El gran saqueo de los fondos públicos tiene su principal origen en el mantenimiento y la competición de los dos partidos políticos que se han repartido el poder político en los últimos cuarenta años. Tasadas las áreas de influencia, permitidas por los grandes poderes internacionales: El Departamento de Estado de Estados Unidos, la OTAN, la Unión Europea, el Fondo Monetario Internacional, el Banco Mundial, el Banco Central Europeo, sostenidos todos por el consorcio industrial militar, como nos explicó hace más de medio siglo Eisenhower. 

Cierto es que al sistema de exacción de fondos públicos para sostener el infinito despilfarro de los partidos, se suma una corrupción individual, mucho menos importante aunque escandalice más a la crédula ciudadanía. Es la que cometen políticos y empresarios, siguiendo el ejemplo de sus jefes, es la consecuencia lógica cuando se conoce el sistema. Si la Monarquía es la cúpula de la corrupción, corrupción que ha llegado al extremo de no poder evitar que se hagan públicas algunas de sus tramas, ¿cómo no van a serlo Presidentes de Autonomías, diputados, gobernadores, ministros y otros cargos? Y si éstos exigen mordidas, cohechos, comisiones, ¿por qué los empresarios no van a ser cómplices de los delictivos negocios que aquellos proponen?

Con esta repetición de hechos ya conocidos, aunque sea tardíamente, no descubro ninguna información novedosa y relevante, pero las consecuencias si parecen ser desconocidas, incluso para los críticos que desde la izquierda están acusando duramente al Partido Popular. Porque lo verdaderamente demoledor de las tramas organizadas por ese partido para hacerse con los bienes públicos no es que Ignacio González y los demás compinches consiguieran hacerse con millones para su peculio particular, sino que la mayoría de esos fondos les permitieron ganar las elecciones. A ellos y a todos los de su partido. De la cosecha de comisiones continuadas se beneficiaron no solo los procesados y condenados en los procesos, sino fundamentalmente los que ganaron las elecciones y nos gobernaron durante decenas de años como Rita Barberá,  Esperanza Aguirre, Alberto Ruiz Gallardón,  Ana Botella, Mariano Aguirre, y todos los diputados y senadores y alcaldes y concejales del partido que consiguieron sentarse en sus escaños, gracias a la abundancia de recursos económicos con los que lograron convencer a la ciudadanía.
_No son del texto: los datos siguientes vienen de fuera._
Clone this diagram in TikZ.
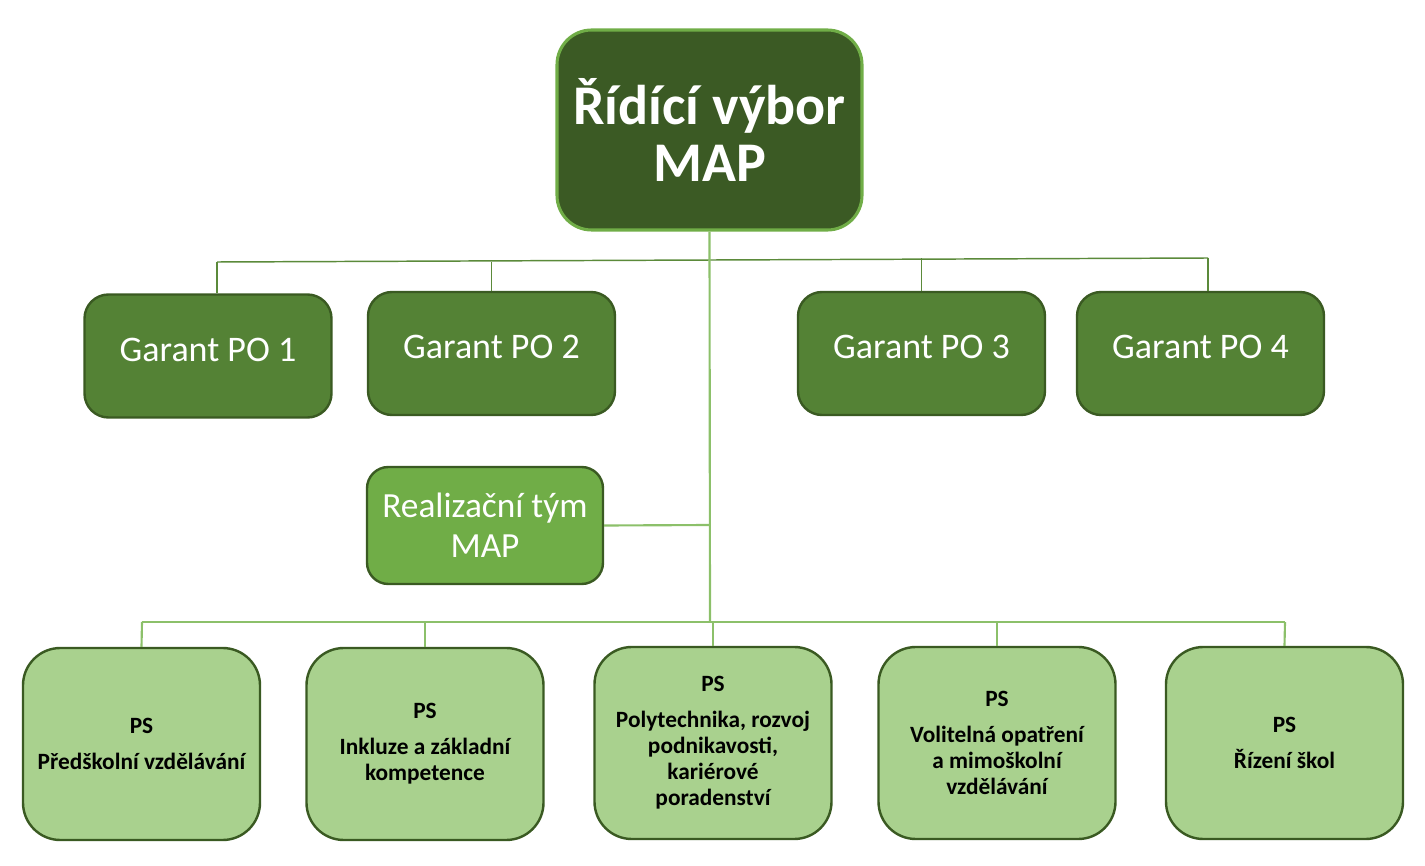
\documentclass[tikz,border=0pt]{standalone}
\usepackage{fontspec}
\setmainfont{Carlito}
\definecolor{topfill}{HTML}{3B5A24}
\definecolor{topedge}{HTML}{70AD47}
\definecolor{gfill}{HTML}{548235}
\definecolor{dedge}{HTML}{3A5A22}
\definecolor{rfill}{HTML}{70AD47}
\definecolor{psfill}{HTML}{A9D18E}
\definecolor{lineA}{HTML}{5B8A3A}
\definecolor{lineB}{HTML}{8CC06A}
\begin{document}
\begin{tikzpicture}[x=0.75pt,y=-0.75pt,
  topbox/.style={draw=topedge,fill=topfill,line width=2.3pt,rounded corners=26pt,
    minimum width=228.75pt,minimum height=150pt,inner sep=0pt,align=center,
    text=white,font=\fontsize{42}{43}\selectfont\bfseries},
  gbox/.style={draw=dedge,fill=gfill,line width=1.8pt,rounded corners=18pt,
    minimum width=185.25pt,minimum height=92.25pt,inner sep=0pt,align=center,
    text=white,font=\fontsize{27}{30}\selectfont},
  rbox/.style={draw=dedge,fill=rfill,line width=1.8pt,rounded corners=16pt,
    minimum width=177pt,minimum height=87.75pt,inner sep=0pt,align=center,
    text=white,font=\fontsize{26.5}{30}\selectfont},
  psbox/.style={draw=dedge,fill=psfill,line width=1.8pt,rounded corners=28pt,
    minimum width=177.75pt,minimum height=144pt,inner sep=0pt,align=center,
    text=black,font=\fontsize{17.5}{19.5}\selectfont\bfseries},
  connA/.style={draw=lineA,line width=1.1pt},
  connB/.style={draw=lineB,line width=1.6pt}]
\useasboundingbox (0,0) rectangle (1425,866);

\node[topbox] (top) at (709.5,130) {Řídící výbor\\MAP};

\node[gbox] (g1) at (208,356) {\raisebox{10pt}{Garant PO 1}};
\node[gbox] (g2) at (491.5,353.5) {\raisebox{10pt}{Garant PO 2}};
\node[gbox] (g3) at (921.5,353.5) {\raisebox{10pt}{Garant PO 3}};
\node[gbox] (g4) at (1200.5,353.5) {\raisebox{10pt}{Garant PO 4}};

\node[rbox] (real) at (485,525.5) {Realizační tým\\MAP};

\node[psbox] (ps1) at (141.5,744) {PS\\[7.5pt]Předškolní vzdělávání};
\node[psbox] (ps2) at (425,744) {PS\\[7.5pt]Inkluze a základní\\kompetence};
\node[psbox] (ps3) at (713,743) {PS\\[7.5pt]Polytechnika, rozvoj\\podnikavosti,\\kariérové\\poradenství};
\node[psbox] (ps4) at (997,743) {PS\\[7.5pt]Volitelná opatření\\a mimoškolní\\vzdělávání};
\node[psbox] (ps5) at (1284.5,743) {PS\\[7.5pt]Řízení škol};

\coordinate (uL) at (217,262);
\coordinate (uR) at (1208,258);
\coordinate (rj) at (710,525);
\coordinate (lM) at (710,622);
\coordinate (lL) at (142,622);
\coordinate (lR) at (1285,622);

\draw[connA] (uL) -- (uR);
\draw[connA] (uL) -- (uL |- g1.north);
\draw[connA] (g2.north) -- (g2.north |- uL);
\draw[connA] (g3.north) -- (g3.north |- uR);
\draw[connA] (uR) -- (uR |- g4.north);

\draw[connB] (top.south) -- (lM);
\draw[connB] (real.east) -- (rj);

\draw[connB] (lL) -- (lR);
\draw[connB] (lL) -- (ps1.north);
\draw[connB] (ps2.north |- lL) -- (ps2.north);
\draw[connB] (ps3.north |- lL) -- (ps3.north);
\draw[connB] (ps4.north |- lL) -- (ps4.north);
\draw[connB] (lR) -- (ps5.north);
\end{tikzpicture}
\end{document}
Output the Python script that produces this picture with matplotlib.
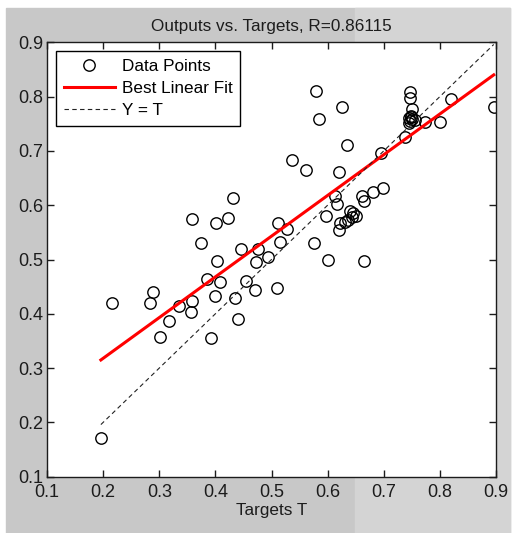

Denunciar esta organización espúrea a la que llaman democracia es la primera cuestión que ha de plantear la oposición, porque el Partido Popular no ha ganado las elecciones: las ha robado.  Nadie conocemos en realidad las preferencias políticas de nuestros electores. Nunca ese partido hubiera obtenido los resultados de que presume –y eso que ahora está de baja- sino hubiese dispuesto sin límite de recursos económicos para mantener sedes, pagar empleados, gastar en viajes, mítines, eventos múltiples, comprar voluntades desde las más pequeñas, como los beneficiados por subvenciones múltiples, a las grandes complicidades de bancos y empresas. Y organizar unas campañas electorales de escandaloso dispendio.

Hora sería de que tanto Izquierda Unida como Podemos pusieran en cuestión no sólo la capacidad para gobernar de ese partido sino también la legitimidad de su gobierno. 

Porque lo peor no ha sido que nos robaran el dinero sino la democracia.